We do not intend to suggest that the Commission is powerless to adopt standards to assure that customer-owned equipment will not adversely affect the telephone system, or that it is prevented from reasonably enforcing those standards. Apparently the establishment of such a program involves a considerable delay. In the interim, since damage to the telephone system has not been demonstrated, telephone subscribers who choose to use the Phonemaster should be permitted to do so without incurring additional charges for connecting devices.

We order decision No. 80247 annulled. The Commission's order requiring the utilities to supply the protective devices to Phonetele customers without charge (see fn. 1, ante) is continued in effect unless and until the Commission, after further proceedings, finds, in accordance with the standards set forth above, that the Phonemaster will have an adverse effect upon [11 Cal. 3d 133] the telephone network, or until an appropriate certification program is adopted and implemented by the Commission.

Wright, C. J., McComb, J., Tobriner, J., Burke, J., Clark, J., and Taylor, J., concurred.

FN 1. By subsequent decision, we are now advised, the utilities were ordered by the Commission to supply the protective interface to Phonetele customers without charge.

FN 2. Decision No. 80247 is designated as an "Interim Opinion" but it is clearly final insofar as it relates to the necessity for Phonetele to employ a protective connection provided by the utilities pending the implementation of a certification program.

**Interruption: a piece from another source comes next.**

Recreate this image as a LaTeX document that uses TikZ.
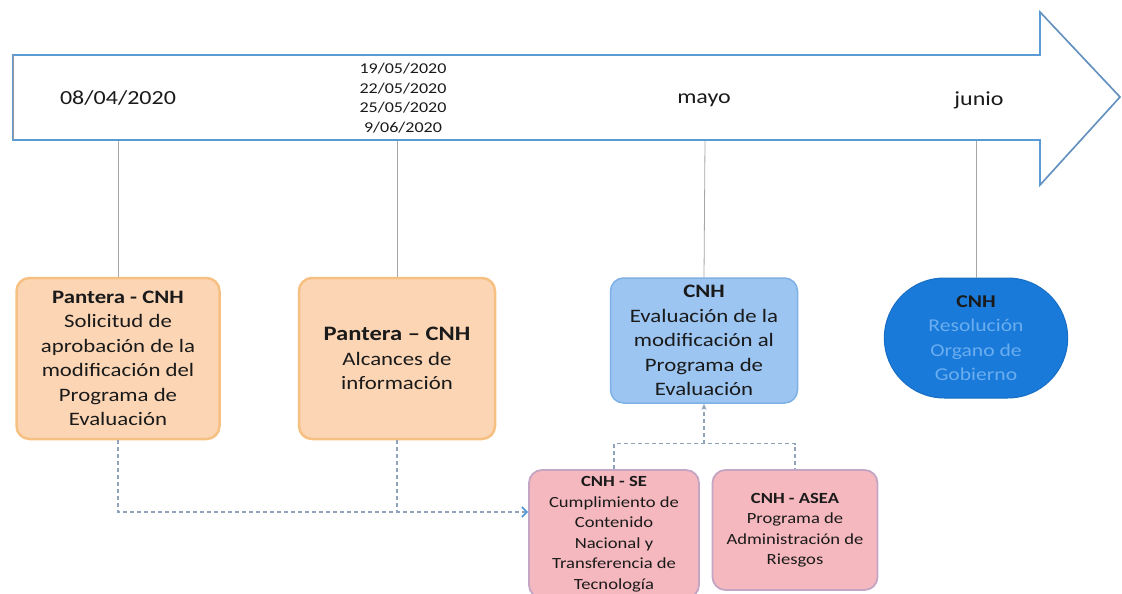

FN 3. The Commission ordered Pacific and General to present feasibility studies for a certification program. On April 2, 1973, 10 months after decision No. 80247 was filed, Pacific advised the Commission that in its view a certification program at a reasonable cost was not practical and that, in any event, consideration of such a program by the Commission should be postponed pending the adoption of national certification standards which were in the process of formulation. At oral argument in this cause Pacific changed its position again and urged a state certification program as the most effective solution.

FN 4. Pacific's advice letter to the Commission regarding the new call diverter apparently was voluntarily withdrawn after Phonetele objected.

FN 5. The parties presented to this court, both immediately before and after oral argument, a voluminous amount of material involving issues not directly related to decision No. 80247. For example, the parties argue the validity of tariff 135-T in the light of recent federal decisions, and the legality of certain Commission actions taken subsequent to decision No. 80247 relating to the certification program as well as the adoption of possible alternatives to tariff 135-T. We are not required to and do not reach these matters in the present opinion.